Kendrick, meanwhile, did nothing but rake following his acquisition from Philly, posting a .293 average with seven homers in 51 games.
Player, year, bWAR (12.3):
Matt Albers, 2017, 2.4
Adam Lind, 2017, 0.8
Daniel Murphy, 2015, 2.8
Oliver Perez, 2015, 0.3
Max Scherzer, 2015, 7.2
Jayson Werth, 2010, -0.7
Matt Wieters, 2017, -0.5
The Nationals are set to open the Division Series with seven free agents on their projected roster, second most among all playoff teams. Murphy, in the second year of a three-year, $37.5 million deal, enjoyed another monster season, as the 32-year-old second baseman connected on 23 homers and 43 doubles while hitting .318 with a .919 OPS.
Scherzer, of course, turned in another Cy Young-worthy performance in 2017, reaffirming his status as one of baseball's premier starting pitchers. In the third year of a seven-year, $210 million contract, the right-hander finished first among National League hurlers with 268 strikeouts and WHIP (0.90), with a 2.51 ERA that ranked second in the circuit.

Shawn Kelley, the recipient of a three-year, $15 million deal prior to the 2016 season, struggled to hold down the closer role early in the season, which enabled Albers to record his first career save early in May at age 34. Albers would go on to post a 1.62 ERA with a .166 batting average against while appearing in a team-high 63 games -- tremendous value for the Nats after they inked him to a one-year, $1.15 million deal during the offseason.
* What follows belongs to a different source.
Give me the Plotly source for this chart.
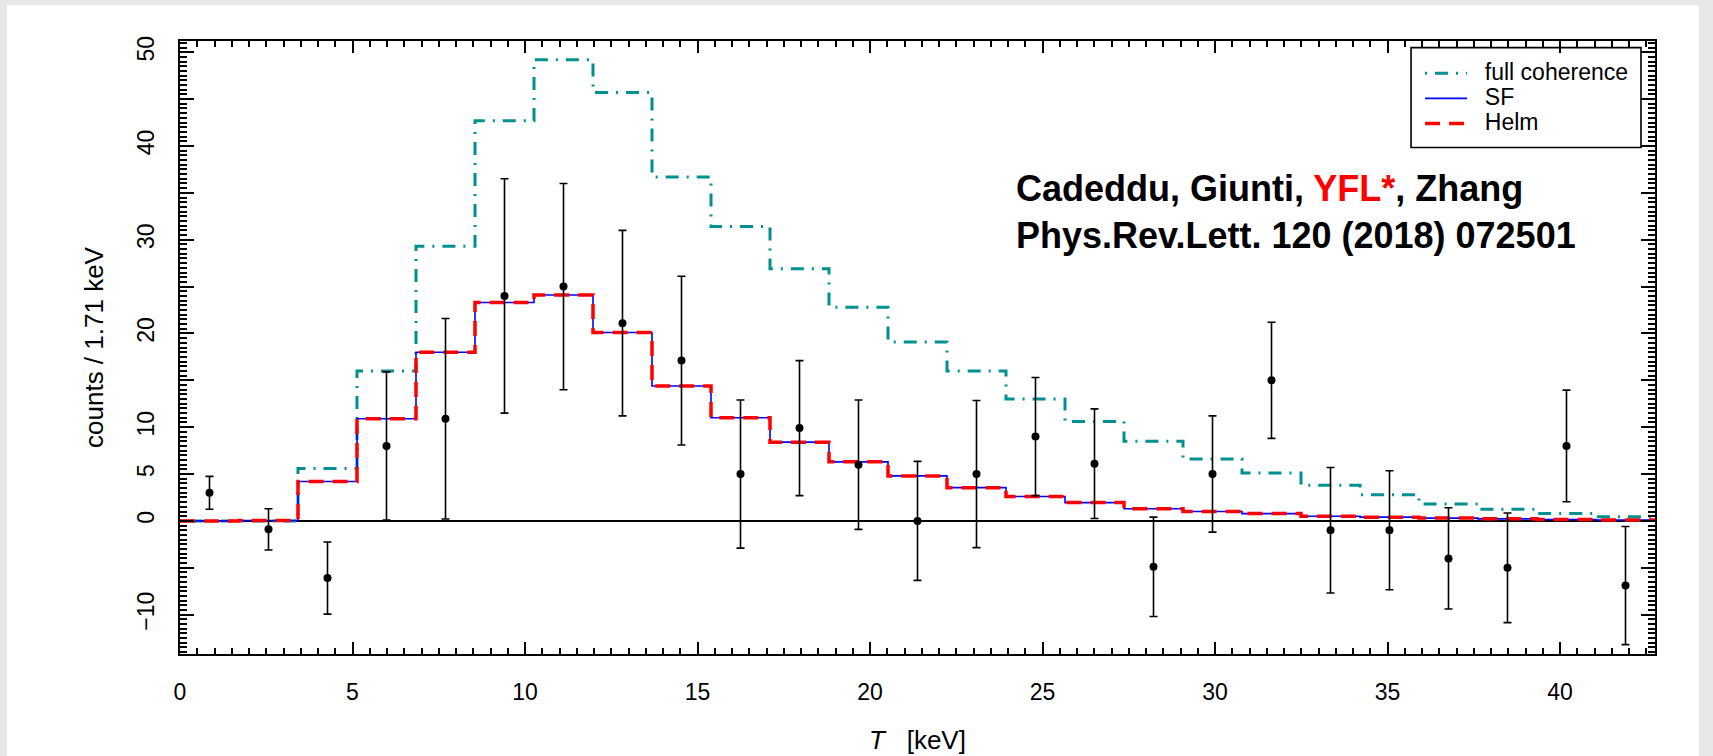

Wieters was one of the few notable remaining free agents still on the market before he and the Nats agreed on a two-year contract with a player opt-out after one year in February. Signed as a replacement for departed free agent Wilson Ramos, the 31-year-old veteran backstop and former first-round Draft pick filled in admirably by hitting 10 homers and driving in 52 runs, all while handling one of the best rotation's in baseball.
Lind, 34, also proved a valuable piece for the Nationals, hitting .303 with an .875 OPS and 14 home runs in 116 games after inking a one-year, $1 million deal in February.